Two strikes and you’re out?
Not hardly, Monongalia Schools Superintendent Eddie Campbell Jr. said Wednesday.
Campbell was talking about the state School Building Authority, and its answer to the local school district the day before.
That was when the authority said no, a second time, to the county’s funding request for a project that would advance the mission of science, technology, engineering and math education — or STEM, as it is known.
The district was asking for a $1.7 million outlay, which it would have matched, for the addition of three new STEM classrooms to the county Technical Education Center on Mississippi Street.
Not just any classrooms, however.
Campbell and the district are envisioning three gleaming classroom-lab spaces for the enhanced study of robotics, pre-engineering and e-gaming.
“These are the fields of the future,” the superintendent said previously.
Instruction at the tech center would be enhanced by marquee, corporate sponsors, Campbell said, in order to outfit those spaces with the latest technology — so students can enter the arena fully checked out on the tools of the trade.
The SBA, which doles the dollars for new buildings and other infrastructure improvements in education across West Virginia’s 55 counties, also gave a nay vote to the proposal last year.
Campbell was pragmatic and philosophical after both calls.
Trouble is, there are only so many of those dollars to go around, the superintendent said.
This go-around, 26 counties put in for projects that collectively totaled more than $160 million.
The authority, however, only had a little more than $40 million to work with, Campbell said.
“Nothing against the SBA,” the superintendent said.

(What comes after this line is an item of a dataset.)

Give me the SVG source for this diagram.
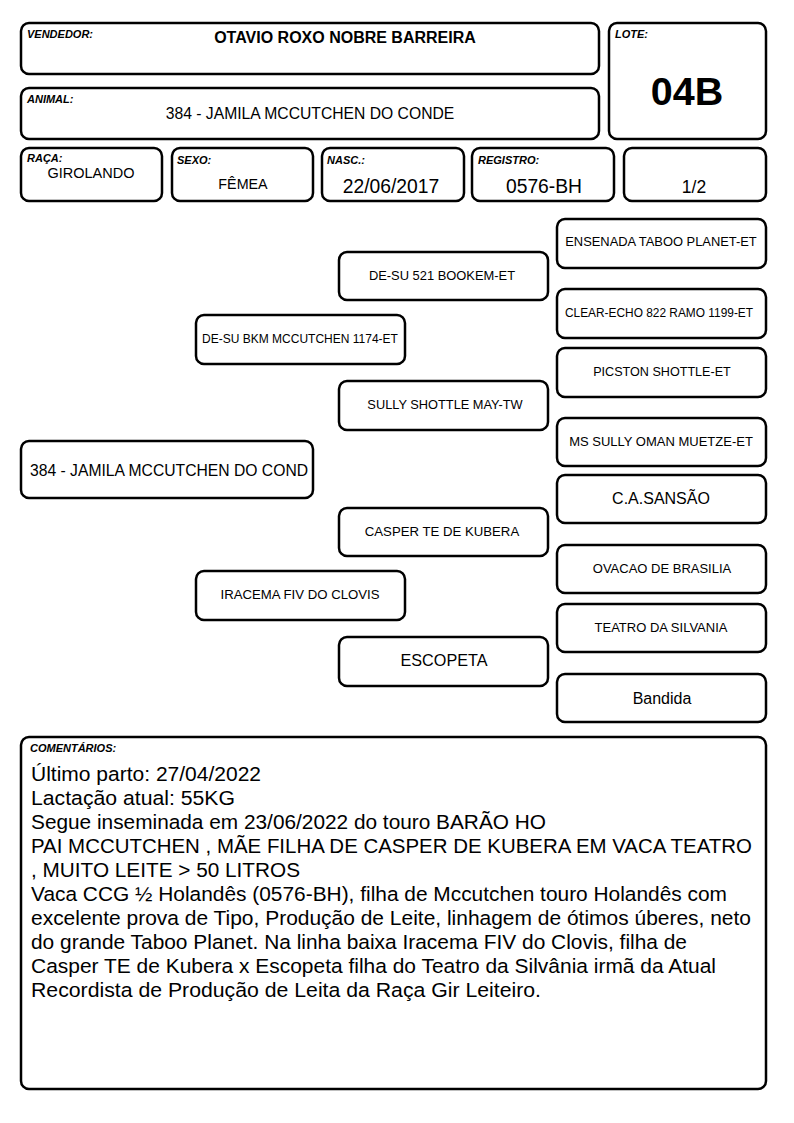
<svg xmlns="http://www.w3.org/2000/svg" width="794" height="1123" viewBox="0 0 794 1123">
<style>
.b{fill:#fff;stroke:#000;stroke-width:2.5}
.l{font-family:"Liberation Sans",Arial,sans-serif;font-size:11px;font-weight:bold;font-style:italic;fill:#000}
.t{font-family:"Liberation Sans",Arial,sans-serif;fill:#000;text-anchor:middle}
.c{font-family:"Liberation Sans",Arial,sans-serif;font-size:20.5px;fill:#000}
</style>
<rect width="794" height="1123" fill="#fff"/>
<g id="vendedor"><rect class="b" x="21" y="23" width="578" height="51" rx="8"/><text class="l" x="27" y="38">VENDEDOR:</text><text class="t" x="345" y="43" font-size="16" font-weight="bold">OTAVIO ROXO NOBRE BARREIRA</text></g>
<g id="lote"><rect class="b" x="609" y="23" width="157" height="116" rx="8"/><text class="l" x="615" y="38">LOTE:</text><text class="t" x="687" y="105" font-size="39.5" font-weight="bold">04B</text></g>
<g id="animal"><rect class="b" x="21" y="88" width="578" height="51" rx="8"/><text class="l" x="27" y="103">ANIMAL:</text><text class="t" x="310" y="119" font-size="15.7">384 - JAMILA MCCUTCHEN DO CONDE</text></g>
<g id="raca"><rect class="b" x="21" y="148" width="141" height="53" rx="8"/><text class="l" x="27" y="162">RAÇA:</text><text class="t" x="91" y="178" font-size="14.5">GIROLANDO</text></g>
<g id="sexo"><rect class="b" x="172" y="148" width="141" height="53" rx="8"/><text class="l" x="177" y="164">SEXO:</text><text class="t" x="243" y="189" font-size="14.3">FÊMEA</text></g>
<g id="nasc"><rect class="b" x="322" y="148" width="142" height="53" rx="8"/><text class="l" x="327" y="164">NASC.:</text><text class="t" x="391" y="193" font-size="19.3">22/06/2017</text></g>
<g id="registro"><rect class="b" x="472" y="148" width="142" height="53" rx="8"/><text class="l" x="478" y="164">REGISTRO:</text><text class="t" x="544" y="193" font-size="19.3">0576-BH</text></g>
<g id="pagina"><rect class="b" x="624" y="148" width="142" height="53" rx="8"/><text class="t" x="694" y="193" font-size="17.5">1/2</text></g>

<g id="n-main"><rect class="b" x="21" y="441" width="292" height="57" rx="8"/><text x="30" y="476" font-family="Liberation Sans,Arial,sans-serif" font-size="15.7">384 - JAMILA MCCUTCHEN DO COND</text></g>
<g id="n-pai"><rect class="b" x="196" y="315" width="209" height="49" rx="8"/><text class="t" x="300" y="343" font-size="12">DE-SU BKM MCCUTCHEN 1174-ET</text></g>
<g id="n-mae"><rect class="b" x="196" y="571" width="209" height="49" rx="8"/><text class="t" x="300" y="599" font-size="13.2">IRACEMA FIV DO CLOVIS</text></g>
<g id="n-pp"><rect class="b" x="339" y="252" width="209" height="48" rx="8"/><text class="t" x="442" y="280" font-size="12.9">DE-SU 521 BOOKEM-ET</text></g>
<g id="n-pm"><rect class="b" x="339" y="381" width="209" height="49" rx="8"/><text class="t" x="445" y="409" font-size="12.8">SULLY SHOTTLE MAY-TW</text></g>
<g id="n-mp"><rect class="b" x="339" y="508" width="209" height="48" rx="8"/><text class="t" x="442" y="536" font-size="13.2">CASPER TE DE KUBERA</text></g>
<g id="n-mm"><rect class="b" x="339" y="637" width="209" height="49" rx="8"/><text class="t" x="444" y="666" font-size="16.2">ESCOPETA</text></g>
<g id="n-ppp"><rect class="b" x="557" y="219" width="209" height="49" rx="8"/><text class="t" x="661" y="246" font-size="12.9">ENSENADA TABOO PLANET-ET</text></g>
<g id="n-ppm"><rect class="b" x="557" y="289" width="209" height="49" rx="8"/><text class="t" x="659" y="317" font-size="11.9">CLEAR-ECHO 822 RAMO 1199-ET</text></g>
<g id="n-pmp"><rect class="b" x="557" y="348" width="209" height="49" rx="8"/><text class="t" x="662" y="376" font-size="12.6">PICSTON SHOTTLE-ET</text></g>
<g id="n-pmm"><rect class="b" x="557" y="418" width="209" height="48" rx="8"/><text class="t" x="661" y="446" font-size="13">MS SULLY OMAN MUETZE-ET</text></g>
<g id="n-mpp"><rect class="b" x="557" y="475" width="209" height="48" rx="8"/><text class="t" x="661" y="504" font-size="16">C.A.SANSÃO</text></g>
<g id="n-mpm"><rect class="b" x="557" y="545" width="209" height="48" rx="8"/><text class="t" x="662" y="573" font-size="13">OVACAO DE BRASILIA</text></g>
<g id="n-mmp"><rect class="b" x="557" y="604" width="209" height="48" rx="8"/><text class="t" x="661" y="632" font-size="13">TEATRO DA SILVANIA</text></g>
<g id="n-mmm"><rect class="b" x="557" y="674" width="209" height="48" rx="8"/><text class="t" x="662" y="704" font-size="16">Bandida</text></g>
<g id="connectors"></g>

<g id="comentarios"><rect class="b" x="21" y="737" width="745" height="352" rx="8"/><text class="l" x="30" y="752">COMENTÁRIOS:</text>
<text class="c" x="31" y="781" textLength="230" lengthAdjust="spacingAndGlyphs">Último parto: 27/04/2022</text>
<text class="c" x="31" y="805" textLength="204" lengthAdjust="spacingAndGlyphs">Lactação atual: 55KG</text>
<text class="c" x="31" y="829" textLength="515" lengthAdjust="spacingAndGlyphs">Segue inseminada em 23/06/2022 do touro BARÃO HO</text>
<text class="c" x="31" y="853" textLength="721" lengthAdjust="spacingAndGlyphs">PAI MCCUTCHEN , MÃE FILHA DE CASPER DE KUBERA EM VACA TEATRO</text>
<text class="c" x="31" y="877" textLength="269" lengthAdjust="spacingAndGlyphs">, MUITO LEITE &gt; 50 LITROS</text>
<text class="c" x="31" y="901" textLength="696" lengthAdjust="spacingAndGlyphs">Vaca CCG ½ Holandês (0576-BH), filha de Mccutchen touro Holandês com</text>
<text class="c" x="31" y="925" textLength="720" lengthAdjust="spacingAndGlyphs">excelente prova de Tipo, Produção de Leite, linhagem de ótimos úberes, neto</text>
<text class="c" x="31" y="949" textLength="656" lengthAdjust="spacingAndGlyphs">do grande Taboo Planet. Na linha baixa Iracema FIV do Clovis, filha de</text>
<text class="c" x="31" y="973" textLength="685" lengthAdjust="spacingAndGlyphs">Casper TE de Kubera x Escopeta filha do Teatro da Silvânia irmã da Atual</text>
<text class="c" x="31" y="997" textLength="510" lengthAdjust="spacingAndGlyphs">Recordista de Produção de Leita da Raça Gir Leiteiro.</text>
</g>
</svg>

“The projects it did fund involved multiple school buildings in high-need counties. And, like we talked about, there’s only so much money to go around.”
Economically strapped McDowell County was one of them.
Monies from the SBA will be used to consolidate three aging elementary schools into one new building.
Other greenlit projects were already in the middle of multiple commitments from the authority, the superintendent said.
The district has already projected the construction of a stand-alone STEM high school in its current Comprehensive Education Facilities Plan.
Known as the CEFP, that’s a document that public school districts here are required to update every 10 years, as directed by state code.
The current document runs through 2020, and Mon’s district has a good track record of putting envisioned concepts into constructed reality.
A new University High School was the marquee directive of the 2000-10 document, and that happened. The environmentally friendly Eastwood Elementary was the star of the 2010-20 plan, and that happened, too.
Meanwhile, the tech center classrooms would transform the tech center into the middle school equivalent of the as-yet built STEM high school, Campbell said.
Abandoning the project, the superintendent said, would mean officially revamping the comprehensive plan, which would then have to be re-submitted to the state.
“We haven’t sat down, administratively or as a board, to talk about what we’re going to do,” Campbell said.
“That will happen after the new year. We might even talk to the SBA to see what we can do to make the project more attractive. STEM is still our No. 1 priority.”